Today, Muslims constitute a clear majority in most of the countries in the Sahel in West Africa, including Senegal, Mauritania, Mali, and Niger. In Sudan, Chad, and Tanzania, Muslims are the largest religious group. With a population of more than 120 million inhabitants, Nigeria is Africa’s most populous country, and approximately half of all Nigerians are Muslims (the other half are Christians). Although Muslims are only a very small minority in South Africa, they make up sizeable minorities in Kenya and Uganda, as well as in such countries as Malawi and Mozambique.

 Even where Muslims are a minority in sub-Saharan Africa, they sometimes constitute large majorities in certain regions of their countries, as for example in northern Benin, Cameroon, and Ghana and in highland Ethiopia and coastal Kenya.

The fact that so many Muslims and Christians live in close proximity in sub- Saharan Africa makes the continent different from some other places in the Muslim world. For example, Muslims are the overwhelming majority in all the countries of the Middle East and North Africa, with the obvious exception of Israel and possibly also Lebanon, where Muslims may nonetheless constitute as much as 60 percent of the population.

 That Muslims constitute significant minorities in several countries in Africa where Christians are in the majority has sometimes helped to make the relative numbers of Muslims and Christians a politically sensitive and contentious issue. There are, however, simply no reliable enumerations of Muslims and Christians avail- able for most countries in Africa. The numbers of Muslims and Christians have occasionally featured prominently in longstanding and ongoing conflicts in countries such as Côte d’Ivoire, Kenya, Nigeria, and Sudan.

 Given the extent to which such statistics have become politicized in so many places, most governments in Africa would be reluctant to release such figures even if they were available.

Over the past few decades, scholars have produced an enormous body of literature on religion in sub-Saharan Africa. A substantial amount of that research has focused on so-called African traditional religions and Christianity, including the recent waves of Pentecostalism and Charismatic Christianity in Africa. Although there has also been considerable research into the history of Islam in Africa (see Levtzion and Pouwels 2000), our knowledge about Islam in contemporary Africa is much more limited.

Much of the existing research on religion in Africa suggests that religious pluralism is the norm in sub-Saharan Africa. In fact, one can find practitioners of African

religions, Christianity, and Islam side by side or in close proximity in a great many places. The ways in which different confessional groups—Muslims, Christians, and practitioners of African traditional religions—in Africa have interacted with each other and engaged with the state and politics have been both multifaceted and changeable.2 It is clear that there is considerable diversity among Muslims in Africa, both within and across countries.

While some are Shia, the vast majority of African Muslims have historically been and remain Sunni, like the vast majority of Muslims in the world. In sub-Saharan Africa, secularism or laïcité, which was inherited from the British, French, and Portuguese colonial states, has been more or less the rule. Notable exceptions are Sudan and Mauritania, with the latter being officially an Islamic republic.
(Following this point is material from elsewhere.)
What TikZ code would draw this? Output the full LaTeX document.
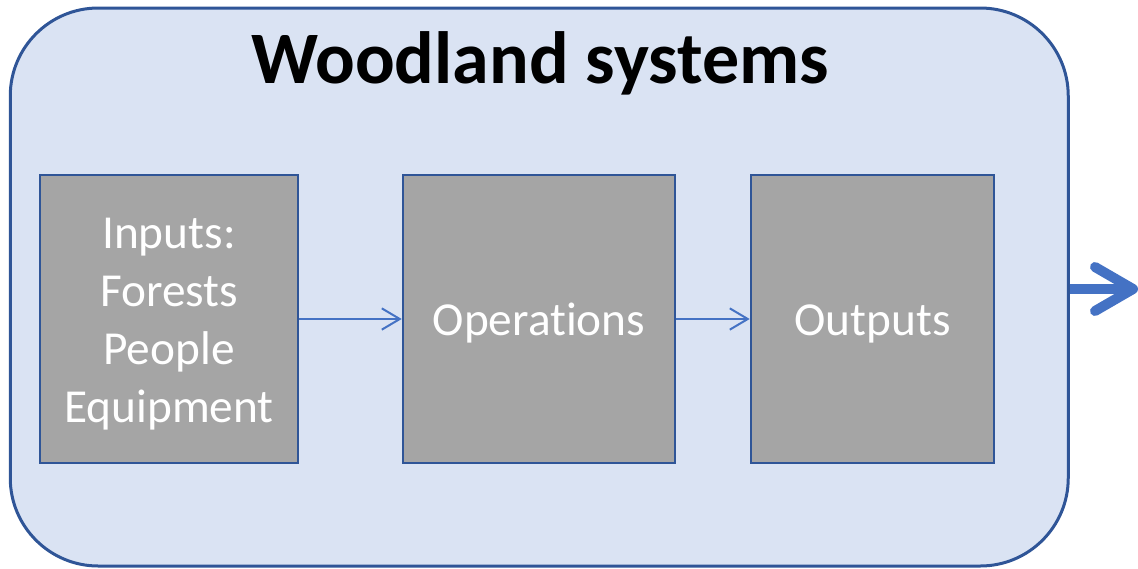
\documentclass[tikz,border=0pt]{standalone}
\usepackage{fontspec}
\setmainfont{Carlito}[Ligatures=NoCommon]
\usetikzlibrary{arrows.meta}
\definecolor{panelfill}{HTML}{DAE3F3}
\definecolor{panelline}{HTML}{2F5597}
\definecolor{boxfill}{HTML}{A5A5A5}
\definecolor{flowblue}{HTML}{4472C4}
% centred lines of a stage label, set slightly below the box centre
\newcommand\stagetext[1]{\raisebox{-4pt}[\height][\depth]{%
  \setlength\tabcolsep{0pt}\begin{tabular}{c}#1\end{tabular}}}
\begin{document}
\begin{tikzpicture}[x=0.75pt,y=-0.75pt,
  panel/.style={draw=panelline, fill=panelfill, line width=2.25pt,
    rounded corners=66pt, minimum width=793.5pt, minimum height=418.5pt,
    inner sep=0pt},
  stagebox/.style={draw=panelline, fill=boxfill, line width=1.9pt,
    minimum height=216pt, inner sep=0pt, text=white,
    font=\fontsize{35.5pt}{43.5pt}\selectfont},
  flow/.style={draw=flowblue, line width=1.5pt,
    -{Straight Barb[length=13.5pt,width=16pt]}},
  bigflow/.style={draw=flowblue, line width=7.5pt,
    -{Straight Barb[length=28.5pt,width=33pt,round]}}]
\useasboundingbox (0,0) rectangle (1138,568);

\node[panel] (outer) at (539.25,287) {};
\node[anchor=base, font=\bfseries\fontsize{55.5pt}{60pt}\selectfont] (title) at (540,83) {Woodland systems};

\node[stagebox, minimum width=193.5pt] (inputs) at (169,319) {\stagetext{Inputs:\\Forests\\People\\Equipment}};
\node[stagebox, minimum width=204pt] (ops) at (539,319) {\stagetext{Operations}};
\node[stagebox, minimum width=182.25pt] (outs) at (872.5,319) {\stagetext{Outputs}};

\draw[flow] (inputs) -- (ops);
\draw[flow] (ops) -- (outs);

\coordinate (tip) at (1138,289);
\draw[bigflow] (outer.east |- tip) -- (tip);
\end{tikzpicture}
\end{document}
Although many commentators acknowledge the diversity of African Muslims, the conventional wisdom is that there are basically two variants or traditions of Islam in Africa: “African Islam” and Islamic reform. First, there is the so-called traditional Islam of Africa, which many refer to as “African Islam” in its historical and contemporary manifestations.3

In this way of thinking, “African Islam” is associated with the Sufi orders (Arabic turuq, singular tariqa) or brotherhoods and the mystical traditions in Islam. In this tradition of Islam, Muslims treat certain charismatic persons, living or deceased religious leaders, saints or marabouts (to use the French colonial lexicon) as intermediaries between ordinary Muslims and God. Such charismatic Muslim religious leaders, their descendants, and their followers are organized into Sufi orders, which became one of the main organizational forms for the practice of Islam in some parts of the Muslim world.
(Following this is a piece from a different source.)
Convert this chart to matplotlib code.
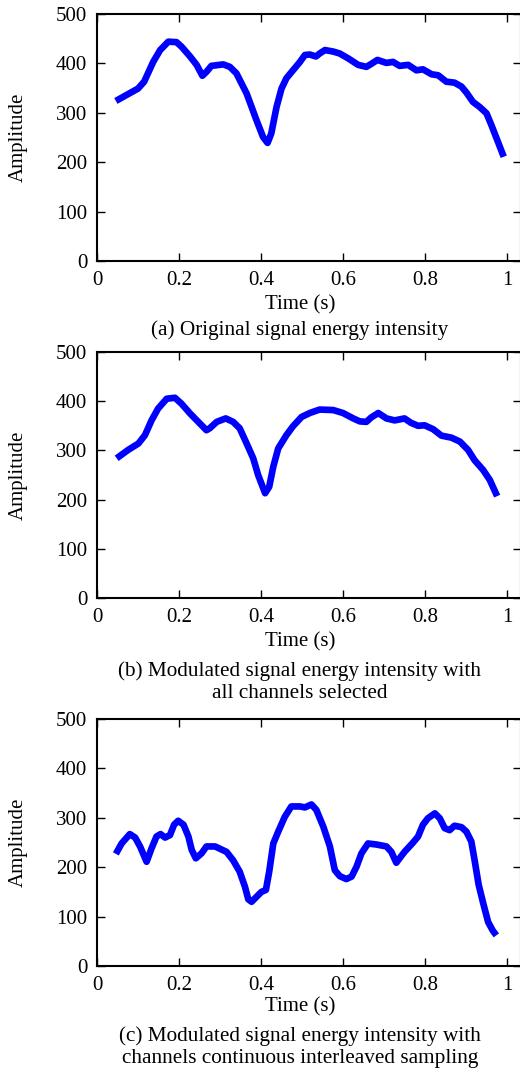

Historians have convincingly demonstrated that Sufi orders have been present in sub-Saharan Africa since at least the eighteenth century.4 In the nineteenth and twentieth centuries, the Sufi tradition gained in importance in Africa and Sufi orders have played important roles throughout the continent.

 In many places, leaders of Sufi orders have been involved in Islamic scholarship, as well as long-distance trade, state and empire building, jihad, conversion, and resistance to colonial conquest. Sufi leaders have had various kinds of working relationships with the state in colonial and postcolonial Africa, involving what some have called an “exchange of services.”

As this suggests, the considerable attention devoted to Sufism and Sufi orders in Africa does indeed have a solid empirical base. However, it is important to note that the conventional understanding of Islam in Africa as fundamentally Sufi in orientation is both limited and distorting. In fact, the origin of the notion of “African Islam” is intimately tied to the history of nineteenth- and twentieth-century European modes of apprehending Islam in Africa. It derives from European colonial attempts both to identify and to cultivate tractable Muslim subjects in their African colonies.5

European colonial administrators saw Islam, Muslims, and pan-Islamic movements, particularly from the Middle East and North Africa, as potential challenges and threats to their authority. For this reason, they focused on the organized Sufi orders, which were corporate groups with ostensibly identifiable leaders.

Thus, the British and French sought out the leaders of Sufi orders in their colonies and relied on them to act as intermediaries between the colonial administration and ordinary Muslims. After independence, postcolonial states have frequently continued such efforts to cultivate tractable Muslim citizens.